La breaking new sul Financial Times ha rotto l’ultimo, sonnolento sabato pomeriggio della City londinese prima che la Brexit diventi un fatto compiuto, almeno sul piano politico-legislativo. Il fondo sovrano dell’Arabia Saudita ha offerto 350 milioni di sterline (oltre 400 milioni di euro) per acquistare il Newcastle United, uno dei club della Premier League inglese. Il Public Investment Fund di Riyad è controllato direttamente dal “principe della corona” Mohammed bin Salman, più volte assurto alla ribalta recente dell’attualità globale.
L’episodio più noto – l’assassinio a Istanbul del giornalista Jamal Khashoggi – ha attirato sul nuovo monarca luci molto negative (cinque condanne a morte sono state appena pronunciate a Riyad, che non ha potuto eludere una parziale assunzione di responsabilità). Ma “MbS” è stato protagonista anche di altri passi, che la generalità degli osservatori ha colto in chiave di modernizzazione socio-economica del regno wahabita.
Prime aperture verso una diversa condizione della donna nel Paese e soprattutto la maxi-Ipo di Aramco – cassaforte finanziario-petrolifera di Riyad – hanno sicuramente segnato tentativi di cambiamento. E sul complesso scacchiere geopolitico del Golfo, l’Arabia Saudita è oggi ferma oppositrice dell’espansionismo iraniano, contando su alleanze solide con gli Usa di Donald Trump e con Israele.
Il tentativo di acquisizione del Newcastle può certamente rientrare in una charming offensive finalizzata al sostegno dell’immagine del regime saudita (già presente in Premier con lo Sheffield United, di proprietà di un principe della famiglia reale). Il Newcastle, in ogni caso, non vanta il palmares del Manchester City (controllato da un principe di Abu Dhabi) o del Paris Saint Germain, di proprietà qatariota. Risaltano quindi altri profili dell’iniziativa di Riyad, che matura in Gran Bretagna alla vigilia della Brexit: poche ore dopo che il nuovo premier Boris Johnson ha siglato e portato alla Regina Elisabetta l’atto d’uscita del Regno Unito dall’Unione europea dopo 48 anni.

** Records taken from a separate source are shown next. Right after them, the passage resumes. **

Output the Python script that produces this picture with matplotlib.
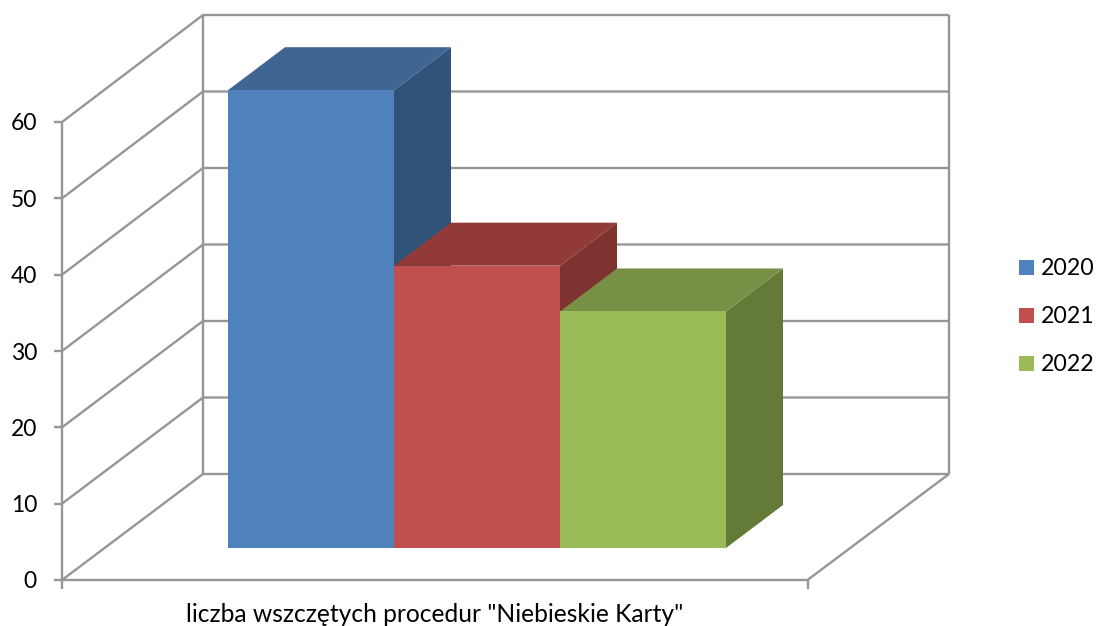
from matplotlib import pyplot as plt
from matplotlib.patches import Polygon, Rectangle

categories = ['liczba wszczętych procedur "Niebieskie Karty"']
years = ['2020', '2021', '2022']
values = [60, 37, 31]
y_ticks = [0, 10, 20, 30, 40, 50, 60]

front_colors = ['#4F81BD', '#C0504D', '#9BBB59']
top_colors = ['#3F6592', '#913A38', '#789046']
side_colors = ['#325379', '#7E3331', '#647A37']
GRID = '#969696'

# pixel geometry of the fake 3D box
X0, X1 = 62, 807.5
Y0 = 580
UNIT = (580 - 122) / 60
WALL_DX, WALL_DY = 141, -106
WALL_UNIT = 76.5 / 10
BAR_X0, BAR_W = 228, 166
BAR_DX, BAR_DY = 57, -43
BAR_Y0 = 548
BAR_UNIT = 7.63

plt.rcParams['font.family'] = ['Lato', 'DejaVu Sans']
fig = plt.figure(figsize=(10.96, 6.26), dpi=100)
ax = fig.add_axes([0, 0, 1, 1])
ax.set_xlim(0, 1096)
ax.set_ylim(626, 0)
ax.axis('off')


def line(xs, ys):
    ax.plot(xs, ys, color=GRID, lw=1.7, solid_capstyle='butt', zorder=1)


# walls and gridlines
BACK_Y0 = Y0 + WALL_DY
BACK_X0 = X0 + WALL_DX
BACK_X1 = X1 + WALL_DX + 0.5
for t in y_ticks:
    y = Y0 - t * UNIT
    yb = BACK_Y0 - t * WALL_UNIT
    line([X0, BACK_X0, BACK_X1], [y, yb, yb])
    line([X0 - 8, X0], [y, y])
    ax.text(37, y + 2, str(t), ha='right', va='center', fontsize=16.5, color='black')
back_top = BACK_Y0 - y_ticks[-1] * WALL_UNIT
line([X0, X0], [Y0, Y0 - y_ticks[-1] * UNIT])
line([BACK_X0, BACK_X0], [BACK_Y0, back_top])
line([BACK_X1, BACK_X1], [BACK_Y0, back_top])
line([X0, X1, BACK_X1], [Y0, Y0, BACK_Y0])
line([X0, X0], [Y0, Y0 + 9])
line([X1, X1], [Y0, Y0 + 9])

# bars, drawn left to right so each front covers the previous side
for i, v in enumerate(values):
    left = BAR_X0 + i * BAR_W
    right = left + BAR_W
    h = BAR_Y0 - v * BAR_UNIT
    ax.add_patch(Polygon([(right, BAR_Y0), (right + BAR_DX, BAR_Y0 + BAR_DY),
                          (right + BAR_DX, h + BAR_DY), (right, h)],
                         fc=side_colors[i], ec='none', zorder=2 + i))
    ax.add_patch(Polygon([(left, h), (left + BAR_DX, h + BAR_DY),
                          (right + BAR_DX, h + BAR_DY), (right, h)],
                         fc=top_colors[i], ec='none', zorder=2 + i))
    ax.add_patch(Rectangle((left, h), BAR_W, BAR_Y0 - h,
                           fc=front_colors[i], ec='none', zorder=2 + i))

ax.text(434.5, 615, categories[0], ha='center', va='center',
        fontsize=17.7, color='black')

# legend
for i, year in enumerate(years):
    y = 267.5 + i * 48
    ax.add_patch(Rectangle((1019, y - 7.5), 15, 15, fc=front_colors[i], ec='none'))
    ax.text(1041, y + 1, year, ha='left', va='center', fontsize=16.7, color='black')

fig.savefig('out.png', dpi=100)
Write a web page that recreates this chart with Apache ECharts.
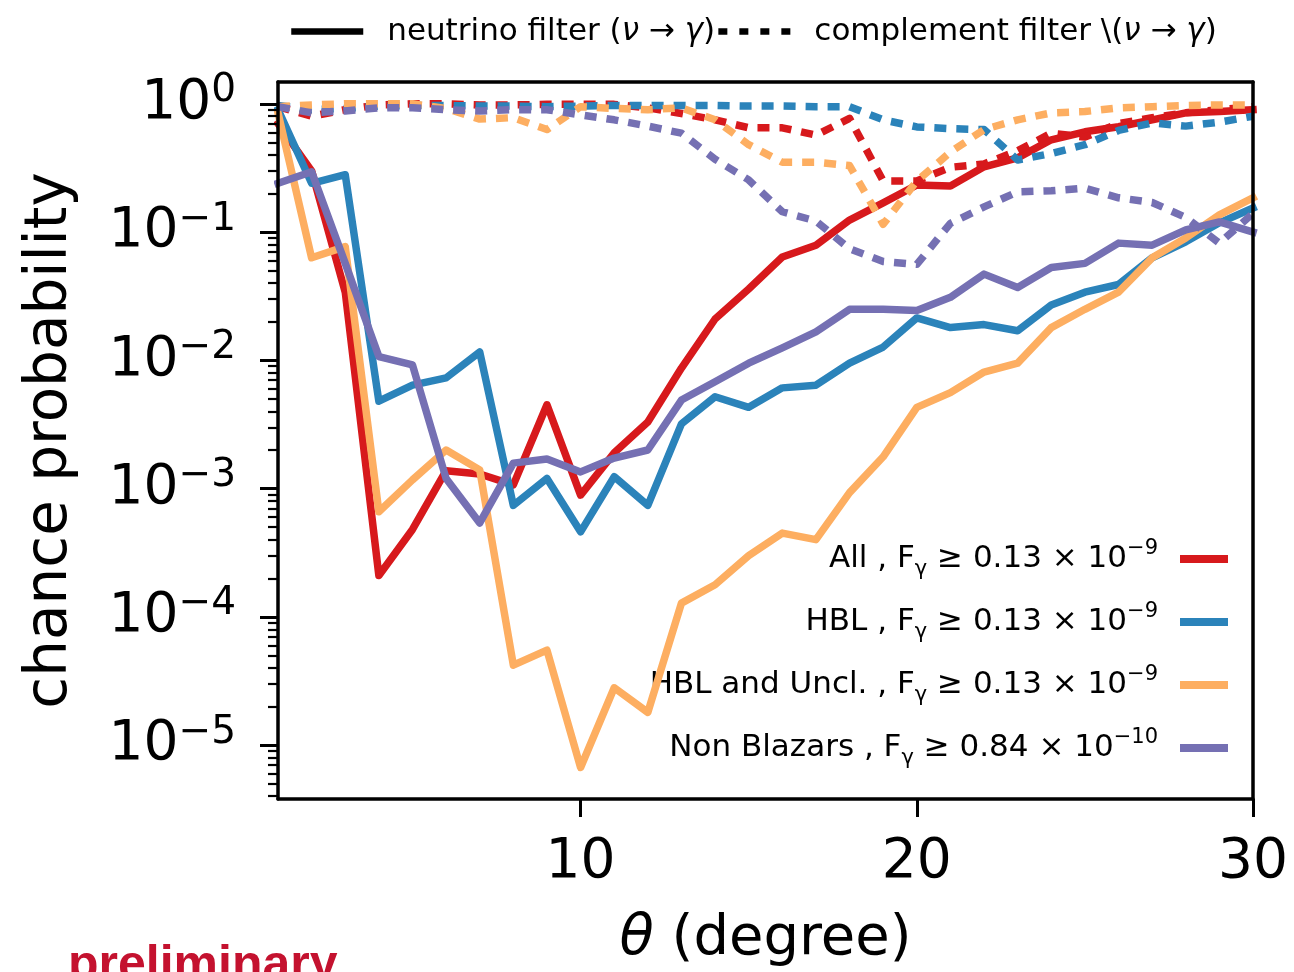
<!DOCTYPE html>
<html><head><meta charset="utf-8">
<script src="https://cdn.jsdelivr.net/npm/echarts@6/dist/echarts.min.js"></script>
<style>html,body{margin:0;padding:0;background:#fff}#c{width:1294px;height:972px}</style>
</head><body><div id="c"></div>
<script>
// ---------------- data ----------------
const theta = [1,2,3,4,5,6,7,8,9,10,11,12,13,14,15,16,17,18,19,20,21,22,23,24,25,26,27,28,29,30];

// neutrino filter (solid)
const allNu = [0.7,0.3,0.034,2.1e-4,4.8e-4,1.38e-3,1.3e-3,1.07e-3,4.5e-3,8.9e-4,1.9e-3,3.3e-3,8.7e-3,0.021,0.036,0.064,0.079,0.124,0.169,0.233,0.229,0.323,0.379,0.524,0.605,0.662,0.75,0.85,0.87,0.9];
const hblNu = [0.9,0.24,0.28,4.8e-3,6.4e-3,7.3e-3,0.0116,7.4e-4,1.2e-3,4.6e-4,1.24e-3,7.4e-4,3.2e-3,5.2e-3,4.3e-3,6.1e-3,6.4e-3,9.5e-3,0.0127,0.0214,0.018,0.019,0.017,0.027,0.034,0.039,0.063,0.084,0.118,0.154];
const uncNu = [0.85,0.063,0.077,6.6e-4,1.17e-3,2.0e-3,1.4e-3,4.2e-5,5.5e-5,6.7e-6,2.8e-5,1.8e-5,1.28e-4,1.78e-4,3.0e-4,4.5e-4,4.0e-4,9.3e-4,1.77e-3,4.3e-3,5.6e-3,8.1e-3,9.5e-3,0.018,0.025,0.034,0.063,0.09,0.136,0.185];
const nbNu = [0.24,0.295,0.057,0.0107,9.2e-3,1.2e-3,5.4e-4,1.58e-3,1.7e-3,1.35e-3,1.73e-3,2.0e-3,4.9e-3,6.8e-3,9.5e-3,0.0125,0.0167,0.025,0.025,0.0245,0.031,0.047,0.037,0.053,0.057,0.082,0.079,0.104,0.12,0.1];

// complement filter (dotted)
const allComp = [0.95,0.8,0.9,0.98,1.0,1.0,0.98,0.98,0.99,0.99,0.99,0.93,0.84,0.75,0.65,0.65,0.57,0.77,0.25,0.25,0.32,0.34,0.43,0.59,0.55,0.7,0.78,0.85,0.9,0.95];
const hblComp = [0.97,0.9,0.92,0.96,0.97,0.97,0.96,0.96,0.95,0.96,0.97,0.97,0.97,0.97,0.96,0.96,0.95,0.95,0.75,0.66,0.64,0.63,0.365,0.41,0.48,0.62,0.71,0.67,0.72,0.8];
const uncComp = [0.95,0.98,1.0,1.0,1.0,0.92,0.76,0.78,0.63,0.95,0.92,0.9,0.93,0.75,0.48,0.35,0.35,0.33,0.115,0.25,0.42,0.63,0.75,0.85,0.87,0.93,0.95,0.97,0.98,0.98];
const nbComp = [0.95,0.85,0.88,0.93,0.93,0.9,0.88,0.9,0.9,0.82,0.75,0.67,0.59,0.37,0.255,0.144,0.122,0.074,0.059,0.056,0.117,0.157,0.206,0.21,0.22,0.185,0.17,0.13,0.082,0.14];

const groupNames = ['All', 'HBL', 'HBL and Uncl.', 'Non Blazars'];
const groupFlux = ['0.13', '0.13', '0.13', '0.84'];
const groupExp = ['\u22129', '\u22129', '\u22129', '\u221210'];
const filterNames = ['neutrino filter', 'complement filter'];

const xTicks = [10, 20, 30];
const yTickExps = [-5, -4, -3, -2, -1, 0];
const Y_MIN_EXP = -5.42, Y_MAX_EXP = 0.17;
const X_MIN = 1, X_MAX = 30;

// ---------------- styles ----------------
const colors = ['#d7191c', '#2b83ba', '#fdae61', '#7570b3'];
const FONT = 'DejaVu Sans';
const LW = 7.5;

const nuSets = [allNu, hblNu, uncNu, nbNu];
const compSets = [allComp, hblComp, uncComp, nbComp];

const minorExps = [];
for (let n = -6; n <= 0; n++) {
  for (let k = 2; k <= 9; k++) {
    const v = n + Math.log10(k);
    if (v > Y_MIN_EXP && v < Y_MAX_EXP) minorExps.push(v);
  }
}

const series = [];
let zc = 2;
groupNames.forEach((g, i) => {
  series.push({
    name: g, type: 'line', symbol: 'none', z: zc++, silent: true, animation: false,
    data: theta.map((t, j) => [t, nuSets[i][j]]),
    lineStyle: { color: colors[i], width: LW, cap: 'square', join: 'round' },
    itemStyle: { color: colors[i] }
  });
  series.push({
    name: g + ' comp', type: 'line', symbol: 'none', z: zc++, silent: true, animation: false,
    data: theta.map((t, j) => [t, compSets[i][j]]),
    lineStyle: { color: colors[i], width: LW, type: [12, 10], cap: 'butt', join: 'round' },
    itemStyle: { color: colors[i] }
  });
});
// legend-only series for the filter styles
series.push({ name: filterNames[0], type: 'line', symbol: 'none', data: [], lineStyle: { color: '#000', width: 6 }, itemStyle: { color: '#000' } });
series.push({ name: filterNames[1], type: 'line', symbol: 'none', data: [], lineStyle: { color: '#000', width: 7, type: [9, 12], cap: 'butt' }, itemStyle: { color: '#000' } });

const supRich = {
  n: { fontSize: 31, fontFamily: FONT, color: '#000', lineHeight: 42 },
  sub: { fontSize: 21, fontFamily: FONT, color: '#000', lineHeight: 20, verticalAlign: 'bottom' },
  sup: { fontSize: 21, fontFamily: FONT, color: '#000', lineHeight: 22, verticalAlign: 'top' }
};

const option = {
  backgroundColor: '#fff',
  animation: false,
  grid: { left: 278, top: 82, width: 975, height: 717, show: false, containLabel: false },
  legend: [
    {
      data: filterNames, left: 288, top: 16, orient: 'horizontal', padding: 0,
      itemWidth: 72, itemHeight: 14, itemGap: 0, selectedMode: false,
      itemStyle: { opacity: 0 },
      lineStyle: { width: 6.5 },
      textStyle: { fontSize: 31, fontFamily: FONT, color: '#000', padding: [0, 0, 0, 19],
        rich: { i: { fontSize: 31, fontFamily: FONT, fontStyle: 'italic', color: '#000' } } },
      formatter: name => name === filterNames[0]
        ? 'neutrino filter ({i|\u03bd} \u2192 {i|\u03b3})'
        : 'complement filter \\({i|\u03bd} \u2192 {i|\u03b3})'
    },
    {
      data: groupNames, right: 66, top: 538, orient: 'vertical', align: 'right', padding: 0,
      itemWidth: 40, itemHeight: 14, itemGap: 21, selectedMode: false,
      itemStyle: { opacity: 0 },
      lineStyle: { width: 8 },
      textStyle: { fontSize: 31, fontFamily: FONT, color: '#000', padding: [0, 21, 0, 0], rich: supRich },
      formatter: name => {
        const i = groupNames.indexOf(name);
        return '{n|' + name + ' , F}{sub|\u03b3}{n| \u2265 ' + groupFlux[i] + ' \u00d7 10}{sup|' + groupExp[i] + '}';
      }
    }
  ],
  xAxis: [
    {
      type: 'value', min: X_MIN, max: X_MAX, position: 'bottom', z: 20,
      name: '{i|\u03b8} (degree)', nameLocation: 'middle', nameGap: 112,
      nameTextStyle: { fontSize: 56, fontFamily: FONT, color: '#000',
        rich: { i: { fontSize: 56, fontFamily: FONT, fontStyle: 'italic', color: '#000' } } },
      axisLine: { show: true, onZero: false, lineStyle: { color: '#000', width: 3.5 } },
      axisTick: { show: true, customValues: xTicks, length: 18, lineStyle: { color: '#000', width: 3 } },
      axisLabel: { customValues: xTicks, fontSize: 55, fontFamily: FONT, color: '#000', margin: 36 },
      splitLine: { show: false }
    },
    {
      type: 'value', min: X_MIN, max: X_MAX, position: 'top', z: 20,
      axisLine: { show: true, onZero: false, lineStyle: { color: '#000', width: 3.5 } },
      axisTick: { show: false }, axisLabel: { show: false }, splitLine: { show: false }
    }
  ],
  yAxis: [
    {
      type: 'log', logBase: 10, min: Math.pow(10, Y_MIN_EXP), max: Math.pow(10, Y_MAX_EXP), position: 'left',
      axisLine: { show: false }, axisTick: { show: false }, axisLabel: { show: false }, splitLine: { show: false }
    },
    {
      type: 'value', min: Y_MIN_EXP, max: Y_MAX_EXP, position: 'left', z: 20,
      name: 'chance probability', nameLocation: 'middle', nameGap: 198, nameRotate: 90,
      nameTextStyle: { fontSize: 58, fontFamily: FONT, color: '#000' },
      axisLine: { show: true, onZero: false, lineStyle: { color: '#000', width: 3.5 } },
      axisTick: { show: true, customValues: yTickExps, length: 18, lineStyle: { color: '#000', width: 3 } },
      axisLabel: {
        customValues: yTickExps, margin: 42, color: '#000',
        formatter: v => '{b|10}{s|' + (Math.round(v) === 0 ? '0' : '\u2212' + Math.abs(Math.round(v))) + '}',
        rich: {
          b: { fontSize: 55, fontFamily: FONT, color: '#000', lineHeight: 64 },
          s: { fontSize: 39, fontFamily: FONT, color: '#000', lineHeight: 32, verticalAlign: 'top' }
        }
      },
      splitLine: { show: false }
    },
    {
      type: 'value', min: Y_MIN_EXP, max: Y_MAX_EXP, position: 'left', z: 20,
      axisLine: { show: false },
      axisTick: { show: true, customValues: minorExps, length: 10, lineStyle: { color: '#000', width: 2.2 } },
      axisLabel: { show: false }, splitLine: { show: false }
    },
    {
      type: 'value', min: Y_MIN_EXP, max: Y_MAX_EXP, position: 'right', z: 20,
      axisLine: { show: true, onZero: false, lineStyle: { color: '#000', width: 3.5 } },
      axisTick: { show: false }, axisLabel: { show: false }, splitLine: { show: false }
    }
  ],
  graphic: [
    { type: 'text', left: 68, top: 941, silent: true,
      style: { text: 'preliminary', fontSize: 50, fontWeight: 'bold', fontFamily: 'Liberation Sans', fill: '#c4122f' } }
  ],
  series: series
};

const chart = echarts.init(document.getElementById('c'));
chart.setOption(option);
</script>
</body></html>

Non sarà certo la rondine saudita a fare primavera in una post-Brexit che per Londra si profila ancora densa di incognite: quelle, anzitutto, collegate con gli accordi economici di sganciamento, ancora da perfezionare con Bruxelles. Però FT ha egualmente e significativamente riservato un lancio-breaking alle trattative Pif-Newcastle. I grandi investitori internazionali non sembrano affatto cauti di fronte a una Gran Bretagna che torna in navigazione autonoma sui mari agitati della finanza e della geopolitica.
Il football – che oggi è un grande business nella sua patria d’origine – resta attrattivo. E con annunci di deal come questo, la City conferma e rilancia la sua identità globale di mercato finanziario efficiente e laicamente apolide.